Game 3 of the Series was a red flag. Darvish looked like a batting practice pitcher, getting pounded for four runs in 1 2/3 innings. Great players bring their A game to championship games. Darvish showed up with his D game, triggering a Dodger loss.

Dodger manager Dave Roberts ignored all the Game 3 signs that Darvish didn't have the stuff to baffle Astro hitters and decided to start him in Game 7, the team's biggest game in decades. Roberts will never admit he regrets that decision but you know damn well he does.

In Game 7, Darvish choked again, looking as pitiful as he did in Game 3. He lasted just as long, a meager 1 2/3 innings, giving up five runs, four earned. Kershaw relieved him and mowed down Astro hitters in the middle of the game. Clearly he should have started, not Darvish. That blunder will certainly haunt Roberts.

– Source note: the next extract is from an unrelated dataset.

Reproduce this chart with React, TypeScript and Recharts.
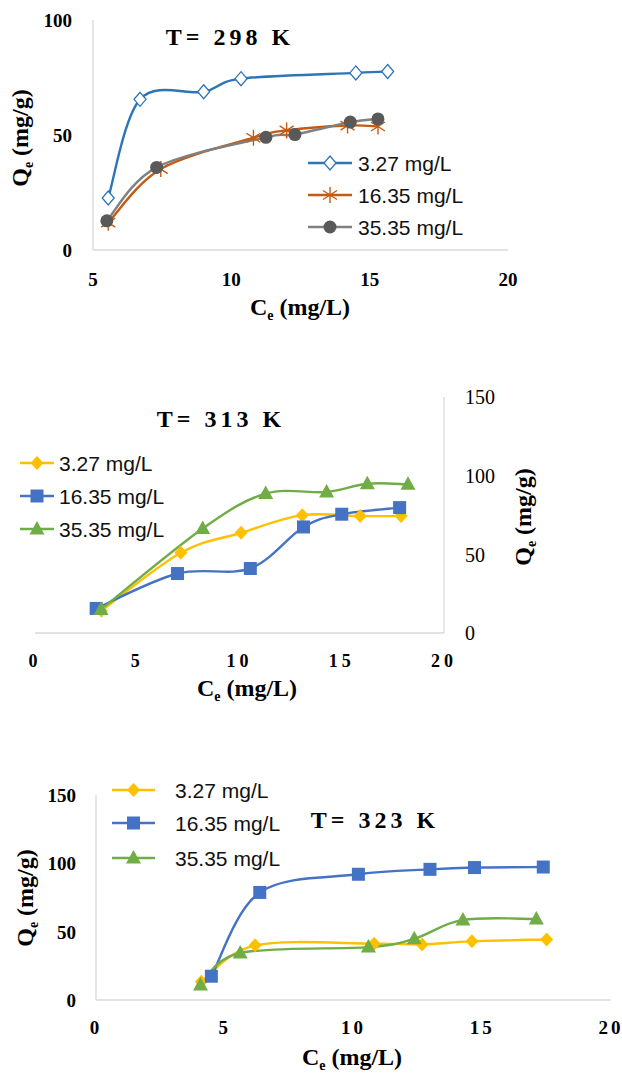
import React from "react"
import { LineChart, Line, XAxis, YAxis } from "recharts"

const SERIF = '"Liberation Serif", "Times New Roman", serif'
const SANS = '"Liberation Sans", Arial, sans-serif'

const seriesNames = ["3.27 mg/L", "16.35 mg/L", "35.35 mg/L"]

// T = 298 K
const ce298a = [5.55, 6.7, 9.0, 10.35, 14.5, 15.65]
const qe298a = [22.6, 65.5, 68.8, 74.5, 77.0, 77.6]
const ce298b = [5.55, 7.45, 10.8, 12.0, 14.2, 15.3]
const qe298b = [11.9, 35.2, 48.8, 52.0, 54.1, 53.7]
const ce298c = [5.5, 7.3, 11.25, 12.3, 14.3, 15.3]
const qe298c = [12.7, 35.9, 49.0, 50.2, 55.6, 57.0]

// T = 313 K
const ce313a = [3.25, 7.13, 10.08, 13.07, 15.9, 17.9]
const qe313a = [14.2, 51.0, 63.7, 74.9, 74.3, 74.3]
const ce313b = [2.99, 6.97, 10.53, 13.13, 15.0, 17.83]
const qe313b = [15.6, 37.8, 41.0, 67.4, 75.5, 79.7]
const ce313c = [3.23, 8.2, 11.28, 14.26, 16.25, 18.24]
const qe313c = [15.0, 66.4, 88.6, 89.6, 94.9, 94.5]

// T = 323 K
const ce323a = [4.09, 6.18, 10.8, 12.66, 14.6, 17.5]
const qe323a = [13.3, 40.0, 41.2, 40.7, 42.9, 44.3]
const ce323b = [4.48, 6.36, 10.19, 12.97, 14.7, 17.37]
const qe323b = [17.4, 78.7, 92.0, 95.6, 96.9, 97.3]
const ce323c = [4.06, 5.6, 10.58, 12.36, 14.25, 17.1]
const qe323c = [10.9, 34.4, 38.7, 44.8, 58.6, 59.3]

const xTicks298 = [5, 10, 15, 20]
const yTicks298 = [0, 50, 100]
const xTicks = [0, 5, 10, 15, 20]
const yTicks = [0, 50, 100, 150]

const toPoints = (ce: number[], qe: number[]) => ce.map((c, i) => ({ c, q: qe[i] }))

// smoothed line like the spreadsheet one (catmull-rom through the points)
const smoothCurve: any = (context: any) => {
  let pts: number[][] = []
  return {
    areaStart() {},
    areaEnd() {},
    lineStart() {
      pts = []
    },
    lineEnd() {
      const n = pts.length
      if (!n) return
      context.moveTo(pts[0][0], pts[0][1])
      for (let i = 0; i < n - 1; i++) {
        const p0 = pts[i > 0 ? i - 1 : i]
        const p1 = pts[i]
        const p2 = pts[i + 1]
        const p3 = pts[i + 2 < n ? i + 2 : i + 1]
        context.bezierCurveTo(
          p1[0] + (p2[0] - p0[0]) / 6,
          p1[1] + (p2[1] - p0[1]) / 6,
          p2[0] - (p3[0] - p1[0]) / 6,
          p2[1] - (p3[1] - p1[1]) / 6,
          p2[0],
          p2[1]
        )
      }
    },
    point(x: number, y: number) {
      pts.push([+x, +y])
    },
  }
}

type Shape = "openDiamond" | "star" | "circle" | "diamond" | "square" | "triangle"

function Marker({ shape, x, y, color }: { shape: Shape; x: number; y: number; color: string }) {
  switch (shape) {
    case "openDiamond":
      return <path d={`M${x},${y - 7}L${x + 6},${y}L${x},${y + 7}L${x - 6},${y}Z`} fill="#fff" stroke={color} strokeWidth={1.3} />
    case "star":
      return (
        <path
          d={`M${x},${y - 8}L${x},${y + 8}M${x - 7},${y - 4.5}L${x + 7},${y + 4.5}M${x - 7},${y + 4.5}L${x + 7},${y - 4.5}`}
          stroke={color}
          strokeWidth={1.4}
          fill="none"
        />
      )
    case "circle":
      return <circle cx={x} cy={y} r={6.5} fill="#595959" />
    case "diamond":
      return <path d={`M${x},${y - 7}L${x + 6.5},${y}L${x},${y + 7}L${x - 6.5},${y}Z`} fill={color} />
    case "square":
      return <rect x={x - 6.5} y={y - 6.5} width={13} height={13} fill={color} />
    case "triangle":
      return <path d={`M${x},${y - 8}L${x + 7.5},${y + 5.5}L${x - 7.5},${y + 5.5}Z`} fill={color} />
  }
}

const dotOf = (shape: Shape, color: string) => (p: any) => (
  <Marker key={`m${p.index}`} shape={shape} x={p.cx} y={p.cy} color={color} />
)

const serifTick = (anchor: "start" | "middle" | "end", size: number, weight: number, spacing = 0, vertical = false) =>
  (p: any) => (
    <text
      key={`t${p.index}`}
      x={p.x}
      y={p.y}
      dy={vertical ? "0.36em" : "0.72em"}
      textAnchor={anchor}
      fontFamily={SERIF}
      fontSize={size}
      fontWeight={weight}
      letterSpacing={spacing}
      fill="#000"
    >
      {p.payload.value}
    </text>
  )

const axisStroke = { stroke: "#D9D9D9", strokeWidth: 1.3 }

type LegendItem = { name: string; color: string; shape: Shape }

function LegendBox({ left, lineW, gap, rows, items }: { left: number; lineW: number; gap: number; rows: number[]; items: LegendItem[] }) {
  return (
    <>
      {items.map((it, i) => (
        <div key={it.name} style={{ position: "absolute", left, top: rows[i] - 12, height: 24, display: "flex", alignItems: "center", whiteSpace: "nowrap" }}>
          <svg width={lineW} height={24}>
            <line x1={0} x2={lineW} y1={12} y2={12} stroke={it.color} strokeWidth={2.6} />
            <Marker shape={it.shape} x={lineW / 2} y={12} color={it.color} />
          </svg>
          <span style={{ marginLeft: gap, fontFamily: SANS, fontSize: 21, color: "#111", lineHeight: 1 }}>{it.name}</span>
        </div>
      ))}
    </>
  )
}

function Title({ x, y, text }: { x: number; y: number; text: string }) {
  return (
    <div style={{ position: "absolute", left: x, top: y, transform: "translate(-50%,-50%)", fontFamily: SERIF, fontWeight: 700, fontSize: 24, letterSpacing: 4, whiteSpace: "pre", lineHeight: 1 }}>
      {text}
    </div>
  )
}

function AxisName({ x, y, sym, unit, rotate }: { x: number; y: number; sym: string; unit: string; rotate?: boolean }) {
  return (
    <div
      style={{
        position: "absolute",
        left: x,
        top: y,
        transform: `translate(-50%,-50%)${rotate ? " rotate(-90deg)" : ""}`,
        fontFamily: SERIF,
        fontWeight: 700,
        fontSize: 24,
        whiteSpace: "pre",
        lineHeight: 1,
      }}
    >
      {sym}
      <span style={{ fontSize: 14, position: "relative", top: 5 }}>e</span>
      {` (${unit})`}
    </div>
  )
}

const items298: LegendItem[] = [
  { name: seriesNames[0], color: "#2E75B6", shape: "openDiamond" },
  { name: seriesNames[1], color: "#C55A11", shape: "star" },
  { name: seriesNames[2], color: "#808080", shape: "circle" },
]
const itemsHot: LegendItem[] = [
  { name: seriesNames[0], color: "#FFC000", shape: "diamond" },
  { name: seriesNames[1], color: "#4472C4", shape: "square" },
  { name: seriesNames[2], color: "#70AD47", shape: "triangle" },
]

export default function App() {
  const lines = (sets: { c: number; q: number }[][], its: LegendItem[]) =>
    sets.map((d, i) => (
      <Line
        key={its[i].name}
        data={d}
        dataKey="q"
        name={its[i].name}
        type={smoothCurve}
        stroke={its[i].color}
        strokeWidth={2.4}
        dot={dotOf(its[i].shape, its[i].color)}
        activeDot={false}
        isAnimationActive={false}
      />
    ))

  return (
    <div style={{ position: "relative", width: 622, height: 1077, background: "#fff" }}>
      <style>{`body{margin:0}`}</style>

      {/* T = 298 K */}
      <div style={{ position: "absolute", left: 0, top: 0 }}>
        <LineChart width={622} height={330} margin={{ top: 20, right: 114, bottom: 79, left: 92 }}>
          <XAxis type="number" dataKey="c" domain={[5, 20]} ticks={xTicks298} height={1} axisLine={axisStroke} tickLine={false} tickSize={0} tickMargin={22} tick={serifTick("middle", 19, 700)} allowDuplicatedCategory={false} />
          <YAxis type="number" domain={[0, 100]} ticks={yTicks298} width={1} axisLine={axisStroke} tickLine={false} tickSize={0} tickMargin={21} tick={serifTick("end", 19, 700, 0, true)} />
          {lines([toPoints(ce298a, qe298a), toPoints(ce298b, qe298b), toPoints(ce298c, qe298c)], items298)}
        </LineChart>
      </div>
      <Title x={230} y={37} text="T= 298 K" />
      <AxisName x={20} y={138} sym="Q" unit="mg/g" rotate />
      <AxisName x={300} y={307} sym="C" unit="mg/L" />
      <LegendBox left={308} lineW={44} gap={6} rows={[163, 195, 227]} items={items298} />

      {/* T = 313 K */}
      <div style={{ position: "absolute", left: 0, top: 380 }}>
        <LineChart width={622} height={320} margin={{ top: 17, right: 177, bottom: 66, left: 35 }}>
          <XAxis type="number" dataKey="c" domain={[0, 20]} ticks={xTicks} height={1} axisLine={axisStroke} tickLine={false} tickSize={0} tickMargin={21} tick={serifTick("middle", 18, 700, 4)} allowDuplicatedCategory={false} />
          <YAxis type="number" orientation="right" domain={[0, 150]} ticks={yTicks} width={1} axisLine={axisStroke} tickLine={false} tickSize={0} tickMargin={21} tick={serifTick("start", 20, 400, 0, true)} />
          {lines([toPoints(ce313a, qe313a), toPoints(ce313b, qe313b), toPoints(ce313c, qe313c)], itemsHot)}
        </LineChart>
      </div>
      <Title x={221} y={419} text="T= 313 K" />
      <AxisName x={523} y={517} sym="Q" unit="mg/g" rotate />
      <AxisName x={247} y={688} sym="C" unit="mg/L" />
      <LegendBox left={20} lineW={34} gap={5} rows={[463, 496, 529]} items={itemsHot} />

      {/* T = 323 K */}
      <div style={{ position: "absolute", left: 0, top: 760 }}>
        <LineChart width={622} height={317} margin={{ top: 35, right: 11, bottom: 76, left: 95 }}>
          <XAxis type="number" dataKey="c" domain={[0, 20]} ticks={xTicks} height={1} axisLine={axisStroke} tickLine={false} tickSize={0} tickMargin={20} tick={serifTick("middle", 19, 700, 3)} allowDuplicatedCategory={false} />
          <YAxis type="number" domain={[0, 150]} ticks={yTicks} width={1} axisLine={axisStroke} tickLine={false} tickSize={0} tickMargin={20} tick={serifTick("end", 19, 700, 0, true)} />
          {lines([toPoints(ce323a, qe323a), toPoints(ce323b, qe323b), toPoints(ce323c, qe323c)], itemsHot)}
        </LineChart>
      </div>
      <Title x={375} y={820} text="T= 323 K" />
      <AxisName x={25} y={898} sym="Q" unit="mg/g" rotate />
      <AxisName x={352} y={1057} sym="C" unit="mg/L" />
      <LegendBox left={112} lineW={43} gap={20} rows={[790, 823, 858]} items={itemsHot} />
    </div>
  )
}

Even writing about that Series dredges up those post-Series feelings of misery. No question that pain would resurface every time I'd see Darvish in a Dodger uniform. So I don't want to see him in a Dodger uniform again.

This brings to mind something that happened to the Dodgers on the last day of the 1951 season, when they were in Brooklyn, tied with the New York Giants, playing a game to see who would advance to the World Series. Giant slugger Bobby Thompson hit a three-run, walk-off homer to win the game. Dodger pitcher Ralph Branca served up the crucial pitch.

Some bitter Dodger fans morphed into lifelong Branca haters. I know how they feel. Count me in as a lifetime Darvish hater.

Will that hatred wither away? Forget it. Forgiveness is off the table.